For instance, from this trilemma:
                        Some angels are bats;
                        All bats are cats;          
                        No angels are cats.
            we derive three deduction rules:
            From: some angels are bats; all bats are cats; deduce some angels are cats.
            From: all bats are cats: no angels are cats; deduce no angels are bats.
            From: no angels are cats; some angels are bats: deduce some bats aren’t cats.

            As a bonus, if we let each Stooge agree with the premises and conclusion of each of the three deduction rules, then we get a troika, 2/3rds affirming each term of the trilemma, but rejecting their conjunction!

            Consider these modal identities:

            All A are B                                =          All not-B are not-A
            No A are B                               =          No B are A
            Some A are B                            =          Some B are A
            Some A are not-B                      =          Some not-B are not not-A

            Not (all A are B)                        =          Some A are not-B
            Not(no A are B)                         =          Some A are B
            Not(some A are B)                    =          No A are B
            Not(some A are not-B)              =          All A are B

                        Mode Switch:
            All A are B                    =          No A are not-B
            No A are B                   =          All A are not-B
            Some A are B                =          Some A are not not-B

            From one side of an equation, deduce the other. To these rules, add one more:

 Trilemma Deduction: From any two of;
                                    Some A are B
                                    All B are C
                                    No A are C
                        deduce the negation of the third.

            Modal identities plus trilemma yields the core of classical syllogism theory. Adding existential import to ‘all’ yields the rest.  For instance, modal identities, substitutions and swap can transform the Some-All-None Trilemma to Barbarism in three steps thus:

            Some A are not not-B
            All not-C are not-B
            All A are not-C 
(by modal identities)

            Some X are not Z
All Y are Z
            All X are Y                  
(substitute X=A, Y=not-C, Z = not-B)

            All X are Y                  
All Y are Z
            Some X are not Z

Barbarism, considered as a troika, is in defiance of classical logic; but considered as a trilemma, it encodes three classical logic rules:
From: All X are Y, All Y are Z, deduce all X are Z.
From: All Y are Z, some X are not Z, deduce some X are not Y.
From: Some X are not Z, All X are Y, deduce some Y are not Z.
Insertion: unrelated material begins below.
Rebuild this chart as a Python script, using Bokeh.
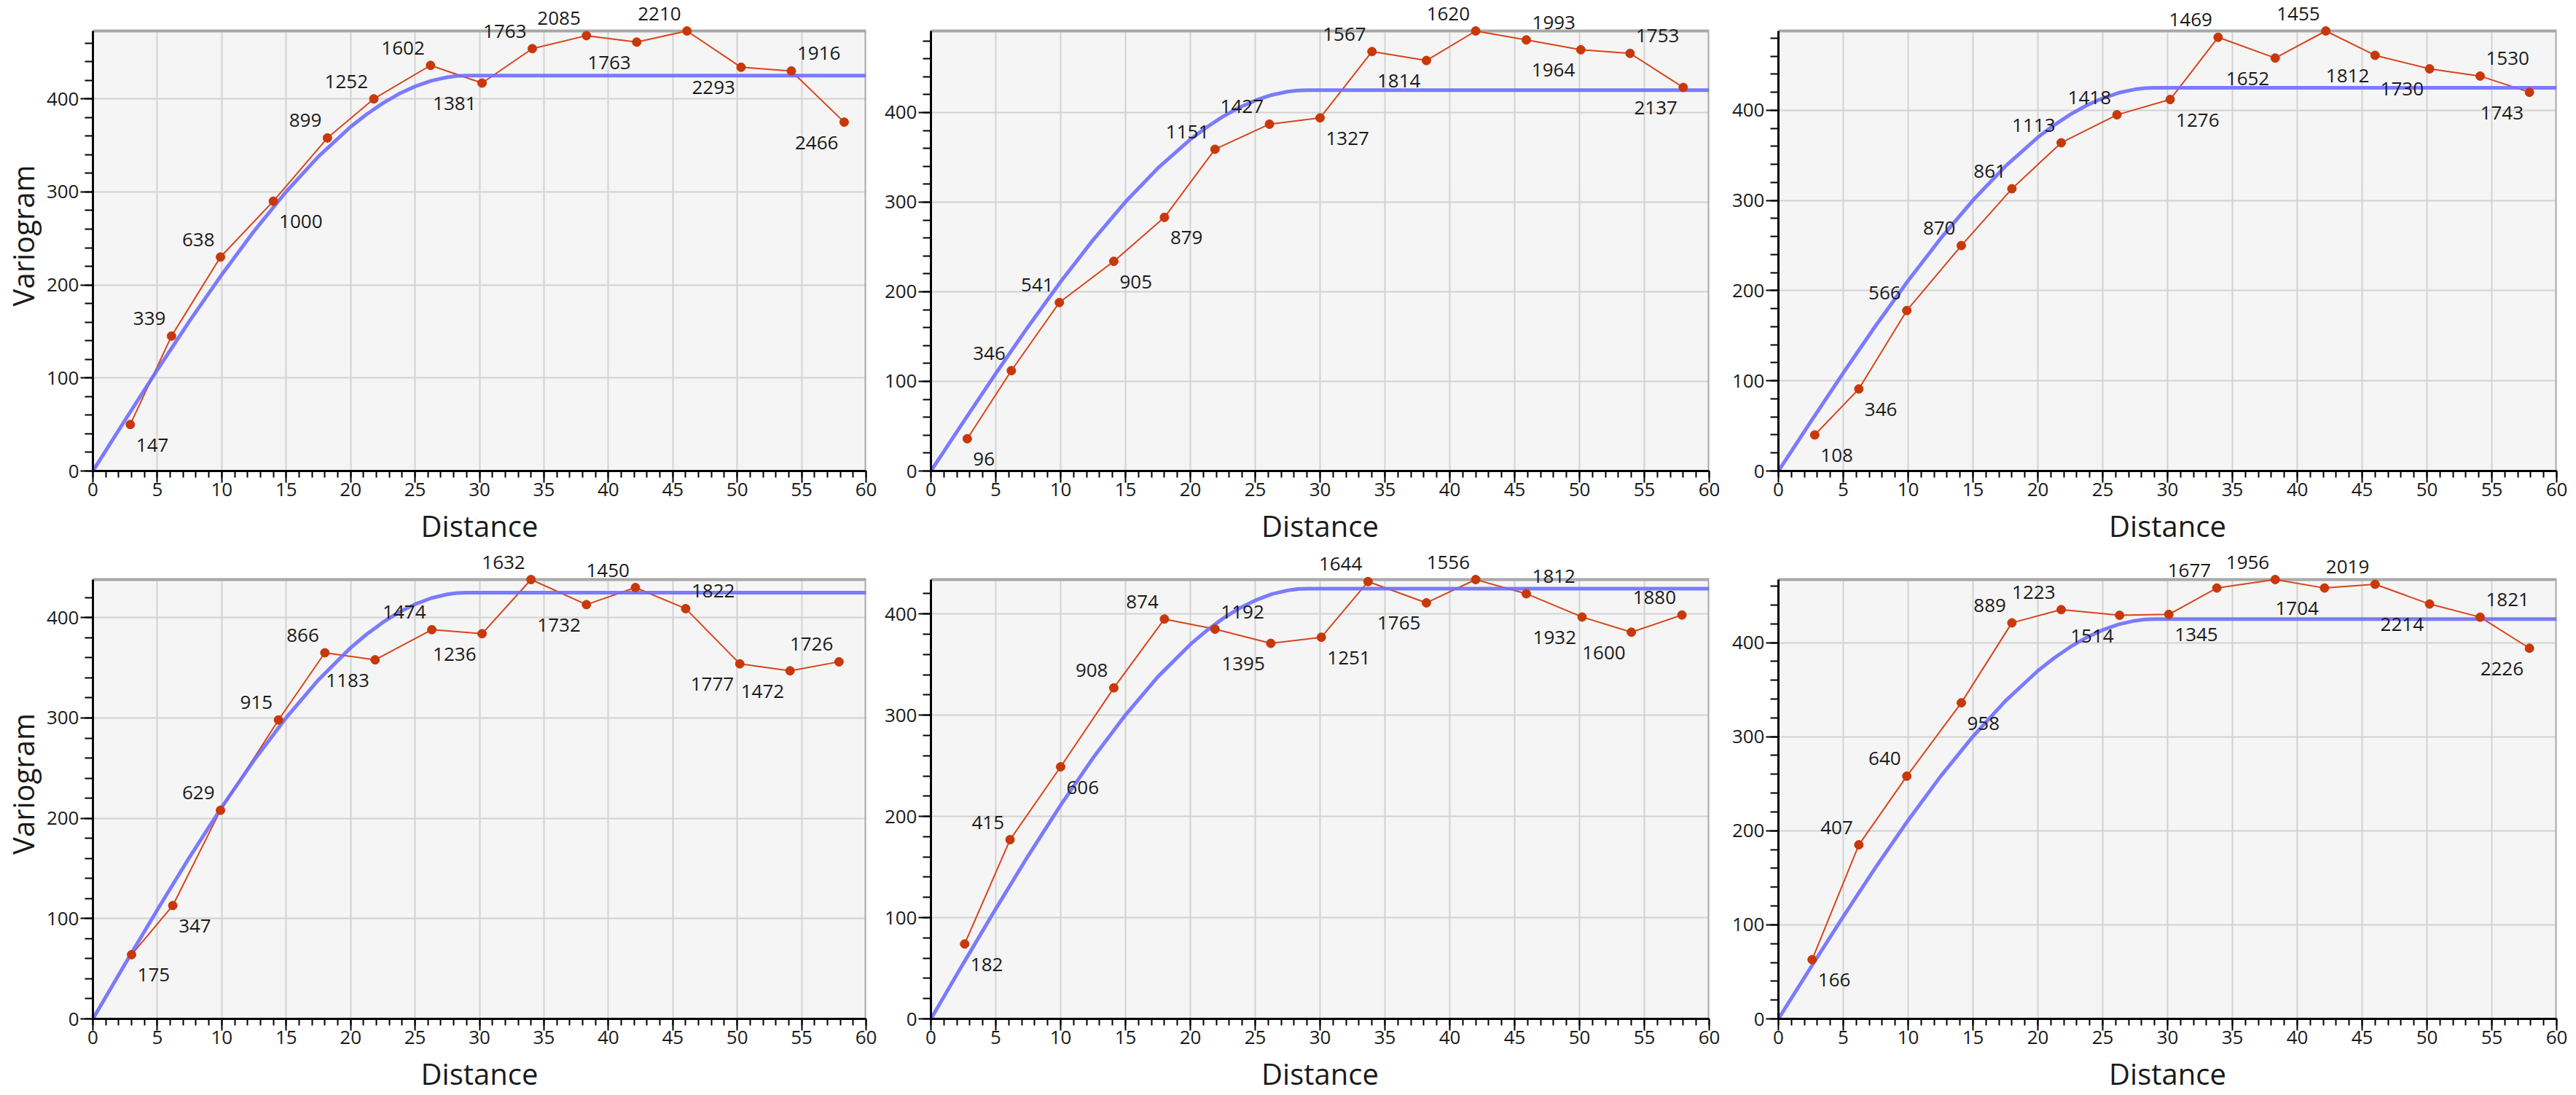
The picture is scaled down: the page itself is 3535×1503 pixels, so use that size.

The last two can be changed, by substitutions and swaps, to:
From: Some X are Z, No Y are Z, deduce some X are not Y.
             From: Some X are Z, All X are Y, deduce some Y are Z.

Exercise for the student:
find deduction rules, and Stooge election, for these trilemmas:

            Some art is beautiful; all beauty is conventional; no art is conventional.

Some days are bliss; all bliss is perfect; no days are perfect.